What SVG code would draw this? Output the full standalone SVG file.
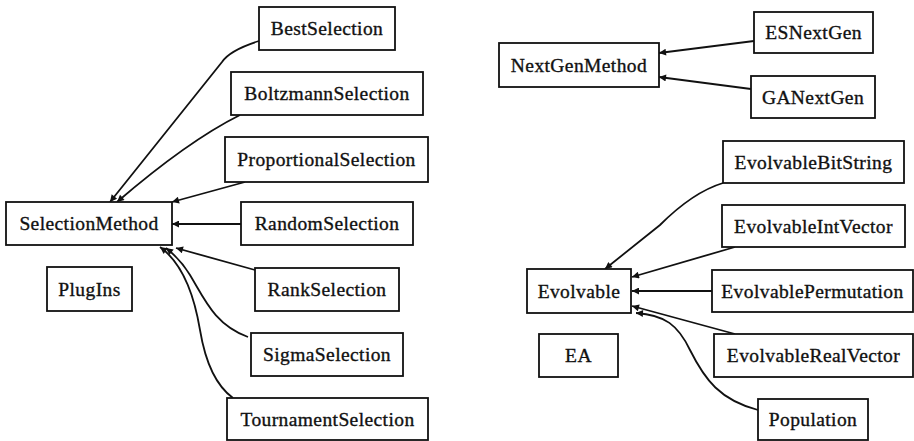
<svg xmlns="http://www.w3.org/2000/svg" width="914" height="441" viewBox="0 0 914 441">
<style>
.box rect{fill:#fff;stroke:#111;stroke-width:1.8}
.box text{font-family:"Liberation Serif",serif;font-size:19.5px;letter-spacing:0.4px;fill:#111;stroke:#111;stroke-width:0.35;text-anchor:middle;dominant-baseline:central}
.edges path{fill:none;stroke:#111;stroke-width:1.8;marker-end:url(#ah)}
</style>
<defs>
<marker id="ah" viewBox="0 0 10 10" refX="10" refY="5" markerWidth="12" markerHeight="7" markerUnits="userSpaceOnUse" orient="auto">
<path d="M0,0 L10,5 L0,10 z" fill="#111"/>
</marker>
</defs>
<rect width="914" height="441" fill="#fff"/>
<g class="edges">
<path d="M259,41 C240,47 228,53 222,62 L110,202"/>
<path d="M240,115 C200,135 160,165 117,202"/>
<path d="M245,182 L172,202"/>
<path d="M241,224 L172,224"/>
<path d="M255,270 L176,248"/>
<path d="M248,337 C215,325 205,300 190,275 C182,262 175,255 166,248"/>
<path d="M233,398 C215,385 205,360 200,330 C195,300 185,265 160,247"/>
<path d="M754,41 L659,53"/>
<path d="M751,89 L659,77"/>
<path d="M723,183 C700,190 680,205 660,225 L605,269"/>
<path d="M735,247 L632,277"/>
<path d="M712,291 L632,291"/>
<path d="M735,334 L632,306"/>
<path d="M758,410 C720,400 705,380 690,350 C678,325 665,315 636,313"/>
</g>
<g id="BestSelection" class="box"><rect x="259" y="7" width="136" height="43"/><text x="327" y="28.5">BestSelection</text></g>
<g id="BoltzmannSelection" class="box"><rect x="231" y="72" width="192" height="43"/><text x="327" y="93.5">BoltzmannSelection</text></g>
<g id="ProportionalSelection" class="box"><rect x="225" y="137" width="203" height="45"/><text x="326.5" y="159.5">ProportionalSelection</text></g>
<g id="SelectionMethod" class="box"><rect x="6" y="202" width="166" height="43"/><text x="89" y="223.5">SelectionMethod</text></g>
<g id="RandomSelection" class="box"><rect x="241" y="202" width="172" height="43"/><text x="327" y="223.5">RandomSelection</text></g>
<g id="PlugIns" class="box"><rect x="47" y="267" width="85" height="44"/><text x="89.5" y="289">PlugIns</text></g>
<g id="RankSelection" class="box"><rect x="255" y="268" width="144" height="43"/><text x="327" y="289.5">RankSelection</text></g>
<g id="SigmaSelection" class="box"><rect x="251" y="333" width="152" height="43"/><text x="327" y="354.5">SigmaSelection</text></g>
<g id="TournamentSelection" class="box"><rect x="227" y="398" width="201" height="42"/><text x="327.5" y="419">TournamentSelection</text></g>
<g id="ESNextGen" class="box"><rect x="754" y="12" width="119" height="41"/><text x="813.5" y="32.5">ESNextGen</text></g>
<g id="NextGenMethod" class="box"><rect x="499" y="43" width="160" height="44"/><text x="579" y="65">NextGenMethod</text></g>
<g id="GANextGen" class="box"><rect x="751" y="76" width="124" height="42"/><text x="813" y="97">GANextGen</text></g>
<g id="EvolvableBitString" class="box"><rect x="723" y="141" width="181" height="42"/><text x="813.5" y="162">EvolvableBitString</text></g>
<g id="EvolvableIntVector" class="box"><rect x="722" y="205" width="183" height="42"/><text x="813.5" y="226">EvolvableIntVector</text></g>
<g id="Evolvable" class="box"><rect x="527" y="269" width="104" height="44"/><text x="579" y="291">Evolvable</text></g>
<g id="EvolvablePermutation" class="box"><rect x="712" y="270" width="201" height="42"/><text x="812.5" y="291">EvolvablePermutation</text></g>
<g id="EA" class="box"><rect x="539" y="334" width="79" height="43"/><text x="578.5" y="355.5">EA</text></g>
<g id="EvolvableRealVector" class="box"><rect x="714" y="334" width="199" height="43"/><text x="813.5" y="355.5">EvolvableRealVector</text></g>
<g id="Population" class="box"><rect x="758" y="399" width="110" height="41"/><text x="813" y="419.5">Population</text></g>
</svg>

###

--- DIRECTION ---
Repeat the material exactly as it reads, without any of its pictures.

--- ANSWER IN FULL ---
What SVG code would draw this? Output the full standalone SVG file.
<svg xmlns="http://www.w3.org/2000/svg" width="914" height="441" viewBox="0 0 914 441">
<style>
.box rect{fill:#fff;stroke:#111;stroke-width:1.8}
.box text{font-family:"Liberation Serif",serif;font-size:19.5px;letter-spacing:0.4px;fill:#111;stroke:#111;stroke-width:0.35;text-anchor:middle;dominant-baseline:central}
.edges path{fill:none;stroke:#111;stroke-width:1.8;marker-end:url(#ah)}
</style>
<defs>
<marker id="ah" viewBox="0 0 10 10" refX="10" refY="5" markerWidth="12" markerHeight="7" markerUnits="userSpaceOnUse" orient="auto">
<path d="M0,0 L10,5 L0,10 z" fill="#111"/>
</marker>
</defs>
<rect width="914" height="441" fill="#fff"/>
<g class="edges">
<path d="M259,41 C240,47 228,53 222,62 L110,202"/>
<path d="M240,115 C200,135 160,165 117,202"/>
<path d="M245,182 L172,202"/>
<path d="M241,224 L172,224"/>
<path d="M255,270 L176,248"/>
<path d="M248,337 C215,325 205,300 190,275 C182,262 175,255 166,248"/>
<path d="M233,398 C215,385 205,360 200,330 C195,300 185,265 160,247"/>
<path d="M754,41 L659,53"/>
<path d="M751,89 L659,77"/>
<path d="M723,183 C700,190 680,205 660,225 L605,269"/>
<path d="M735,247 L632,277"/>
<path d="M712,291 L632,291"/>
<path d="M735,334 L632,306"/>
<path d="M758,410 C720,400 705,380 690,350 C678,325 665,315 636,313"/>
</g>
<g id="BestSelection" class="box"><rect x="259" y="7" width="136" height="43"/><text x="327" y="28.5">BestSelection</text></g>
<g id="BoltzmannSelection" class="box"><rect x="231" y="72" width="192" height="43"/><text x="327" y="93.5">BoltzmannSelection</text></g>
<g id="ProportionalSelection" class="box"><rect x="225" y="137" width="203" height="45"/><text x="326.5" y="159.5">ProportionalSelection</text></g>
<g id="SelectionMethod" class="box"><rect x="6" y="202" width="166" height="43"/><text x="89" y="223.5">SelectionMethod</text></g>
<g id="RandomSelection" class="box"><rect x="241" y="202" width="172" height="43"/><text x="327" y="223.5">RandomSelection</text></g>
<g id="PlugIns" class="box"><rect x="47" y="267" width="85" height="44"/><text x="89.5" y="289">PlugIns</text></g>
<g id="RankSelection" class="box"><rect x="255" y="268" width="144" height="43"/><text x="327" y="289.5">RankSelection</text></g>
<g id="SigmaSelection" class="box"><rect x="251" y="333" width="152" height="43"/><text x="327" y="354.5">SigmaSelection</text></g>
<g id="TournamentSelection" class="box"><rect x="227" y="398" width="201" height="42"/><text x="327.5" y="419">TournamentSelection</text></g>
<g id="ESNextGen" class="box"><rect x="754" y="12" width="119" height="41"/><text x="813.5" y="32.5">ESNextGen</text></g>
<g id="NextGenMethod" class="box"><rect x="499" y="43" width="160" height="44"/><text x="579" y="65">NextGenMethod</text></g>
<g id="GANextGen" class="box"><rect x="751" y="76" width="124" height="42"/><text x="813" y="97">GANextGen</text></g>
<g id="EvolvableBitString" class="box"><rect x="723" y="141" width="181" height="42"/><text x="813.5" y="162">EvolvableBitString</text></g>
<g id="EvolvableIntVector" class="box"><rect x="722" y="205" width="183" height="42"/><text x="813.5" y="226">EvolvableIntVector</text></g>
<g id="Evolvable" class="box"><rect x="527" y="269" width="104" height="44"/><text x="579" y="291">Evolvable</text></g>
<g id="EvolvablePermutation" class="box"><rect x="712" y="270" width="201" height="42"/><text x="812.5" y="291">EvolvablePermutation</text></g>
<g id="EA" class="box"><rect x="539" y="334" width="79" height="43"/><text x="578.5" y="355.5">EA</text></g>
<g id="EvolvableRealVector" class="box"><rect x="714" y="334" width="199" height="43"/><text x="813.5" y="355.5">EvolvableRealVector</text></g>
<g id="Population" class="box"><rect x="758" y="399" width="110" height="41"/><text x="813" y="419.5">Population</text></g>
</svg>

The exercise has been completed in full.